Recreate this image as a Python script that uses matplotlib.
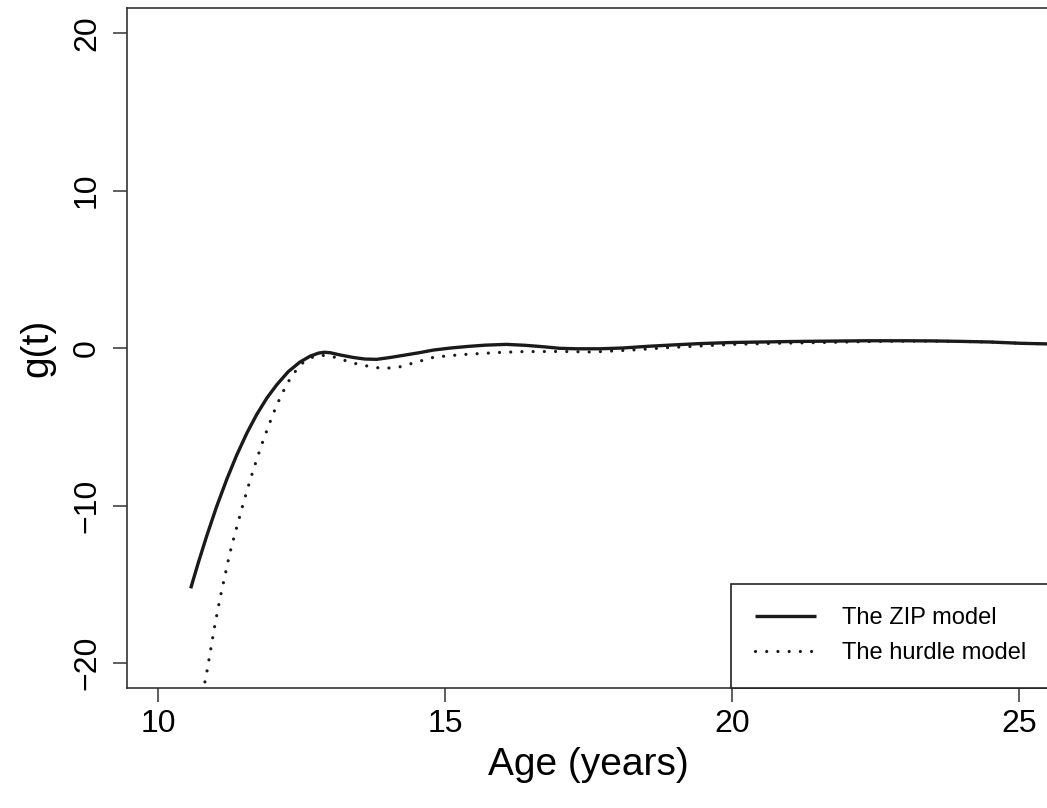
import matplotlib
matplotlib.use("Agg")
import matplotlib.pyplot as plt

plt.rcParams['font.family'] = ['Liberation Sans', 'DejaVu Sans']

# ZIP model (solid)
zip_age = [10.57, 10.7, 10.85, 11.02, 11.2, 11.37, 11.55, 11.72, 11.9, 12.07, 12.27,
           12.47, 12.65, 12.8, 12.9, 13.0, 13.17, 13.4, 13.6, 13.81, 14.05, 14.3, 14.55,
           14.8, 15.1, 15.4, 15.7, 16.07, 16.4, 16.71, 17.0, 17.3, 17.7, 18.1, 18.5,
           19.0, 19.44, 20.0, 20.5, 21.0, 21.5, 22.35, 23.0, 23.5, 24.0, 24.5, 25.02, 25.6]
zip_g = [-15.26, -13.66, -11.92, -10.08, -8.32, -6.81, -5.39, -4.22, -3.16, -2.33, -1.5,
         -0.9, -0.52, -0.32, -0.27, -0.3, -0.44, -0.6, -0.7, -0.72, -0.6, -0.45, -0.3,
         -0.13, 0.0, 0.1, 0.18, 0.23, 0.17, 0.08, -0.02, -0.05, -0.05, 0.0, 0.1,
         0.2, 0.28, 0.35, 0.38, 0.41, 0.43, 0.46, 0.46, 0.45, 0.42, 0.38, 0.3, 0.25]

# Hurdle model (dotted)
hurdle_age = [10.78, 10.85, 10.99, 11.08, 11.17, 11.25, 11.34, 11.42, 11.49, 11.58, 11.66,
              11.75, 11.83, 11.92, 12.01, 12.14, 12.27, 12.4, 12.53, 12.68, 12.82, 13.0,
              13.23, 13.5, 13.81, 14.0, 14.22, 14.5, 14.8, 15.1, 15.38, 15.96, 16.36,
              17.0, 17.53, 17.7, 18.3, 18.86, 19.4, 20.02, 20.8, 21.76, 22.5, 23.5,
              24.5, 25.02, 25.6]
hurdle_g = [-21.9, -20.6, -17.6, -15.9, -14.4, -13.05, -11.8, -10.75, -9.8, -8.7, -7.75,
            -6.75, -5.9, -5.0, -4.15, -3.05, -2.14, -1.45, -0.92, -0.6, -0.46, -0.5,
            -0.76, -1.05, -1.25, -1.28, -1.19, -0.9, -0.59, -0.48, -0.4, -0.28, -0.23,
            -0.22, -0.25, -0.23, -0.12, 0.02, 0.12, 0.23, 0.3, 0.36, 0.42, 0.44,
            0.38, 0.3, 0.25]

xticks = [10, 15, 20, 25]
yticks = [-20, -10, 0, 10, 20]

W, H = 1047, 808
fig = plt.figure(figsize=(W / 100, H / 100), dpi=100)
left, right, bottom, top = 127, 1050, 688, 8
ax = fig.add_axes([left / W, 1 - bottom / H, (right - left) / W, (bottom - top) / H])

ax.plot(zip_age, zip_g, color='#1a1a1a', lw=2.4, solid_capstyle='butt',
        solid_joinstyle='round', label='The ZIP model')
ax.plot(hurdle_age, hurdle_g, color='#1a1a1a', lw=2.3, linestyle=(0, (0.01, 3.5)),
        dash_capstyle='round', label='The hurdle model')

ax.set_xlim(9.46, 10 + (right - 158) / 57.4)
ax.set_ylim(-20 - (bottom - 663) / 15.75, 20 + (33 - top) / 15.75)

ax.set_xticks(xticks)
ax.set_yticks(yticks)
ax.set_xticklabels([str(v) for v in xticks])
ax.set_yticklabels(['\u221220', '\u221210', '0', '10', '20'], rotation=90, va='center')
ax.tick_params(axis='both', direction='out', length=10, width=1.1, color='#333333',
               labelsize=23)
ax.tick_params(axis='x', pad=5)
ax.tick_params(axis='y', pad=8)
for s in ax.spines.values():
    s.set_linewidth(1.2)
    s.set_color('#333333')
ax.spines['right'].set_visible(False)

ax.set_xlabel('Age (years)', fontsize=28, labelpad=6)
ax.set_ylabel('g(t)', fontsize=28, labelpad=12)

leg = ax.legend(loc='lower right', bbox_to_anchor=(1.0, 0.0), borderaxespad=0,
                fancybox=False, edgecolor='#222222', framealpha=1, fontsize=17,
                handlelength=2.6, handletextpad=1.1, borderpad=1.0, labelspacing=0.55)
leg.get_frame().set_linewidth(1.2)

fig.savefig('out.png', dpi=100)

□ □ □ □ □

**What is expected:** Leave the images out, please, and restate each line word for word.

**Full solution:**
Recreate this image as a Python script that uses matplotlib.
import matplotlib
matplotlib.use("Agg")
import matplotlib.pyplot as plt

plt.rcParams['font.family'] = ['Liberation Sans', 'DejaVu Sans']

# ZIP model (solid)
zip_age = [10.57, 10.7, 10.85, 11.02, 11.2, 11.37, 11.55, 11.72, 11.9, 12.07, 12.27,
           12.47, 12.65, 12.8, 12.9, 13.0, 13.17, 13.4, 13.6, 13.81, 14.05, 14.3, 14.55,
           14.8, 15.1, 15.4, 15.7, 16.07, 16.4, 16.71, 17.0, 17.3, 17.7, 18.1, 18.5,
           19.0, 19.44, 20.0, 20.5, 21.0, 21.5, 22.35, 23.0, 23.5, 24.0, 24.5, 25.02, 25.6]
zip_g = [-15.26, -13.66, -11.92, -10.08, -8.32, -6.81, -5.39, -4.22, -3.16, -2.33, -1.5,
         -0.9, -0.52, -0.32, -0.27, -0.3, -0.44, -0.6, -0.7, -0.72, -0.6, -0.45, -0.3,
         -0.13, 0.0, 0.1, 0.18, 0.23, 0.17, 0.08, -0.02, -0.05, -0.05, 0.0, 0.1,
         0.2, 0.28, 0.35, 0.38, 0.41, 0.43, 0.46, 0.46, 0.45, 0.42, 0.38, 0.3, 0.25]

# Hurdle model (dotted)
hurdle_age = [10.78, 10.85, 10.99, 11.08, 11.17, 11.25, 11.34, 11.42, 11.49, 11.58, 11.66,
              11.75, 11.83, 11.92, 12.01, 12.14, 12.27, 12.4, 12.53, 12.68, 12.82, 13.0,
              13.23, 13.5, 13.81, 14.0, 14.22, 14.5, 14.8, 15.1, 15.38, 15.96, 16.36,
              17.0, 17.53, 17.7, 18.3, 18.86, 19.4, 20.02, 20.8, 21.76, 22.5, 23.5,
              24.5, 25.02, 25.6]
hurdle_g = [-21.9, -20.6, -17.6, -15.9, -14.4, -13.05, -11.8, -10.75, -9.8, -8.7, -7.75,
            -6.75, -5.9, -5.0, -4.15, -3.05, -2.14, -1.45, -0.92, -0.6, -0.46, -0.5,
            -0.76, -1.05, -1.25, -1.28, -1.19, -0.9, -0.59, -0.48, -0.4, -0.28, -0.23,
            -0.22, -0.25, -0.23, -0.12, 0.02, 0.12, 0.23, 0.3, 0.36, 0.42, 0.44,
            0.38, 0.3, 0.25]

xticks = [10, 15, 20, 25]
yticks = [-20, -10, 0, 10, 20]

W, H = 1047, 808
fig = plt.figure(figsize=(W / 100, H / 100), dpi=100)
left, right, bottom, top = 127, 1050, 688, 8
ax = fig.add_axes([left / W, 1 - bottom / H, (right - left) / W, (bottom - top) / H])

ax.plot(zip_age, zip_g, color='#1a1a1a', lw=2.4, solid_capstyle='butt',
        solid_joinstyle='round', label='The ZIP model')
ax.plot(hurdle_age, hurdle_g, color='#1a1a1a', lw=2.3, linestyle=(0, (0.01, 3.5)),
        dash_capstyle='round', label='The hurdle model')

ax.set_xlim(9.46, 10 + (right - 158) / 57.4)
ax.set_ylim(-20 - (bottom - 663) / 15.75, 20 + (33 - top) / 15.75)

ax.set_xticks(xticks)
ax.set_yticks(yticks)
ax.set_xticklabels([str(v) for v in xticks])
ax.set_yticklabels(['\u221220', '\u221210', '0', '10', '20'], rotation=90, va='center')
ax.tick_params(axis='both', direction='out', length=10, width=1.1, color='#333333',
               labelsize=23)
ax.tick_params(axis='x', pad=5)
ax.tick_params(axis='y', pad=8)
for s in ax.spines.values():
    s.set_linewidth(1.2)
    s.set_color('#333333')
ax.spines['right'].set_visible(False)

ax.set_xlabel('Age (years)', fontsize=28, labelpad=6)
ax.set_ylabel('g(t)', fontsize=28, labelpad=12)

leg = ax.legend(loc='lower right', bbox_to_anchor=(1.0, 0.0), borderaxespad=0,
                fancybox=False, edgecolor='#222222', framealpha=1, fontsize=17,
                handlelength=2.6, handletextpad=1.1, borderpad=1.0, labelspacing=0.55)
leg.get_frame().set_linewidth(1.2)

fig.savefig('out.png', dpi=100)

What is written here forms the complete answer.